§ Task details
Assemble all lines in which the string "that" appears.
....
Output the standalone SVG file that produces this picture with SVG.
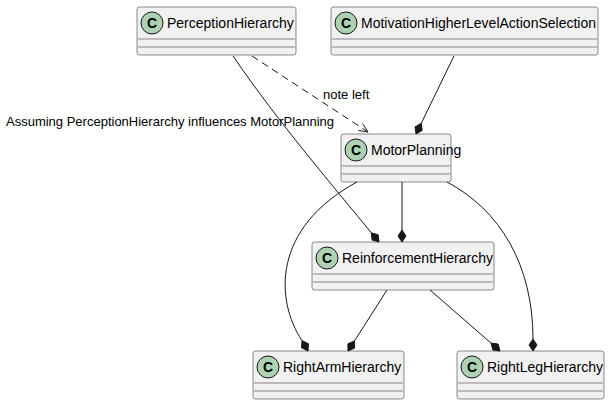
<svg xmlns="http://www.w3.org/2000/svg" width="610" height="405" viewBox="0 0 610 405">
<style>
.box{fill:#F1F1F1;stroke:#181818;stroke-width:0.5}
.sep{stroke:#181818;stroke-width:0.5}
.circ{fill:#ADD1B2;stroke:#181818;stroke-width:1}
.c{font-family:"Liberation Sans",Arial,sans-serif;font-size:14px;font-weight:bold;fill:#000;text-anchor:middle}
.name{font-family:"Liberation Sans",Arial,sans-serif;font-size:14px;fill:#000}
.lbl{font-family:"Liberation Sans",Arial,sans-serif;font-size:13px;fill:#000}
.edge{fill:none;stroke:#181818;stroke-width:1}
.dia{fill:#181818;stroke:#181818;stroke-width:1}
</style>
<rect width="610" height="405" fill="#FFFFFF"/>

<g id="PerceptionHierarchy">
<rect class="box" x="137" y="7" width="159" height="48" rx="2.5"/>
<circle class="circ" cx="152" cy="23" r="11"/>
<text class="c" x="152" y="28">C</text>
<text class="name" x="167" y="28">PerceptionHierarchy</text>
<line class="sep" x1="138" y1="39" x2="295" y2="39"/>
<line class="sep" x1="138" y1="47" x2="295" y2="47"/>
</g>

<g id="MotivationHigherLevelActionSelection">
<rect class="box" x="331" y="7" width="267" height="48" rx="2.5"/>
<circle class="circ" cx="346" cy="23" r="11"/>
<text class="c" x="346" y="28">C</text>
<text class="name" x="361" y="28">MotivationHigherLevelActionSelection</text>
<line class="sep" x1="332" y1="39" x2="597" y2="39"/>
<line class="sep" x1="332" y1="47" x2="597" y2="47"/>
</g>

<g id="MotorPlanning">
<rect class="box" x="341" y="134" width="110" height="48" rx="2.5"/>
<circle class="circ" cx="356" cy="150" r="11"/>
<text class="c" x="356" y="155">C</text>
<text class="name" x="371" y="155">MotorPlanning</text>
<line class="sep" x1="342" y1="166" x2="450" y2="166"/>
<line class="sep" x1="342" y1="174" x2="450" y2="174"/>
</g>

<g id="ReinforcementHierarchy">
<rect class="box" x="312" y="242" width="182" height="48" rx="2.5"/>
<circle class="circ" cx="327" cy="258" r="11"/>
<text class="c" x="327" y="263">C</text>
<text class="name" x="342" y="263">ReinforcementHierarchy</text>
<line class="sep" x1="313" y1="274" x2="493" y2="274"/>
<line class="sep" x1="313" y1="282" x2="493" y2="282"/>
</g>

<g id="RightArmHierarchy">
<rect class="box" x="253" y="351" width="151" height="48" rx="2.5"/>
<circle class="circ" cx="268" cy="367" r="11"/>
<text class="c" x="268" y="372">C</text>
<text class="name" x="283" y="372">RightArmHierarchy</text>
<line class="sep" x1="254" y1="383" x2="403" y2="383"/>
<line class="sep" x1="254" y1="391" x2="403" y2="391"/>
</g>

<g id="RightLegHierarchy">
<rect class="box" x="457" y="351" width="147" height="48" rx="2.5"/>
<circle class="circ" cx="472" cy="367" r="11"/>
<text class="c" x="472" y="372">C</text>
<text class="name" x="487" y="372">RightLegHierarchy</text>
<line class="sep" x1="458" y1="383" x2="603" y2="383"/>
<line class="sep" x1="458" y1="391" x2="603" y2="391"/>
</g>

<g id="connectors">
<!-- Perception -> Reinforcement -->
<path class="edge" d="M233,56 C278,122 338,192 371.3,232.8"/>
<polygon class="dia" points="379,242 372.1,240 371.3,232.8 378.2,234.8"/>
<!-- dashed Perception -> MotorPlanning -->
<path class="edge" d="M252,56 L368,132" stroke-dasharray="7,5"/>
<polyline class="edge" points="358.3,130.4 368,132 362.7,123.7"/>
<text class="lbl" x="323" y="99">note left</text>
<text class="lbl" x="6" y="126">Assuming PerceptionHierarchy influences MotorPlanning</text>
<!-- Motivation -> MotorPlanning -->
<path class="edge" d="M454,56 L421.3,123.2"/>
<polygon class="dia" points="416,134 415,126.9 421.3,123.2 422.2,130.4"/>
<!-- MotorPlanning -> Reinforcement -->
<path class="edge" d="M402,182 L402,230"/>
<polygon class="dia" points="402,242 398,236 402,230 406,236"/>
<!-- MotorPlanning -> RightArm -->
<path class="edge" d="M357,182 C272,228 275,300 302,340.6"/>
<polygon class="dia" points="308,351 301.5,347.8 302,340.6 308.5,343.8"/>
<!-- MotorPlanning -> RightLeg -->
<path class="edge" d="M447,182 C500,210 533,265 533,339"/>
<polygon class="dia" points="533,351 529,345 533,339 537,345"/>
<!-- Reinforcement -> RightArm -->
<path class="edge" d="M387,290 L354.5,340.9"/>
<polygon class="dia" points="348,351 347.9,343.8 354.5,340.9 354.6,348.1"/>
<!-- Reinforcement -> RightLeg -->
<path class="edge" d="M430,290 L491,343.1"/>
<polygon class="dia" points="500,351 492.9,350.1 491,343.1 498.1,344"/>
</g>
</svg>
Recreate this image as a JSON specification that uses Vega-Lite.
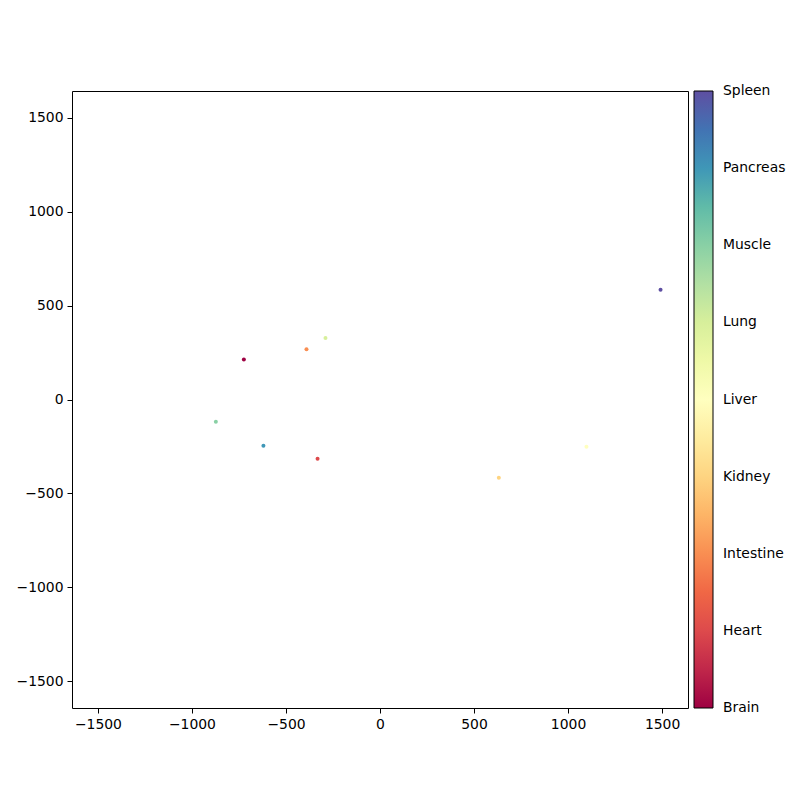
{
  "$schema": "https://vega.github.io/schema/vega-lite/v6.json",
  "width": 616,
  "height": 617,
  "autosize": {"type": "none"},
  "padding": {"left": 72, "top": 91, "right": 112, "bottom": 92},
  "background": "white",
  "config": {
    "view": {"stroke": "black", "strokeWidth": 1},
    "axis": {
      "grid": false,
      "domain": false,
      "tickColor": "black",
      "tickSize": 5,
      "tickWidth": 1,
      "labelPadding": 4,
      "labelFont": "DejaVu Sans",
      "labelFontSize": 13.9,
      "labelColor": "black",
      "title": null,
      "labelExpr": "replace(format(datum.value, 'd'), '-', '\u2212')"
    },
    "legend": {
      "labelFont": "DejaVu Sans",
      "labelFontSize": 13.9,
      "labelColor": "black"
    }
  },
  "data": {
    "values": [
      {"x": -724, "y": 213, "tissue": "Brain", "code": 0},
      {"x": -332, "y": -315, "tissue": "Heart", "code": 1},
      {"x": -391, "y": 267, "tissue": "Intestine", "code": 2},
      {"x": 632, "y": -416, "tissue": "Kidney", "code": 3},
      {"x": 1098, "y": -252, "tissue": "Liver", "code": 4},
      {"x": -290, "y": 328, "tissue": "Lung", "code": 5},
      {"x": -873, "y": -119, "tissue": "Muscle", "code": 6},
      {"x": -620, "y": -246, "tissue": "Pancreas", "code": 7},
      {"x": 1492, "y": 584, "tissue": "Spleen", "code": 8}
    ]
  },
  "mark": {"type": "point", "filled": true, "shape": "circle", "size": 16, "opacity": 1},
  "encoding": {
    "x": {
      "field": "x",
      "type": "quantitative",
      "scale": {"domain": [-1638, 1638], "nice": false, "zero": false},
      "axis": {"values": [-1500, -1000, -500, 0, 500, 1000, 1500]}
    },
    "y": {
      "field": "y",
      "type": "quantitative",
      "scale": {"domain": [-1642, 1642], "nice": false, "zero": false},
      "axis": {"values": [-1500, -1000, -500, 0, 500, 1000, 1500]}
    },
    "color": {
      "field": "code",
      "type": "quantitative",
      "scale": {
        "domain": [-0.0005, 0.8, 1.6, 2.4, 3.2, 4, 4.8, 5.6, 6.4, 7.2, 8.0005],
        "range": ["#9e0142", "#d53e4f", "#f46d43", "#fdae61", "#fee08b", "#ffffbf", "#e6f598", "#abdda4", "#66c2a5", "#3288bd", "#5e4fa2"],
        "interpolate": "rgb"
      },
      "legend": {
        "orient": "none",
        "legendX": 622,
        "legendY": 0,
        "title": null,
        "direction": "vertical",
        "gradientLength": 617,
        "gradientThickness": 19,
        "gradientStrokeColor": "black",
        "gradientStrokeWidth": 1,
        "values": [0, 1, 2, 3, 4, 5, 6, 7, 8],
        "labelExpr": "['Brain','Heart','Intestine','Kidney','Liver','Lung','Muscle','Pancreas','Spleen'][datum.value]",
        "labelOverlap": false,
        "labelOffset": 10
      }
    }
  }
}
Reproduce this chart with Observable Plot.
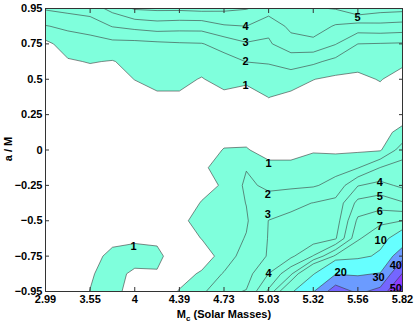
....
§ Task response
Output the standalone SVG file that produces this picture with SVG.
Recreate this image as a JSON specification that uses Vega-Lite.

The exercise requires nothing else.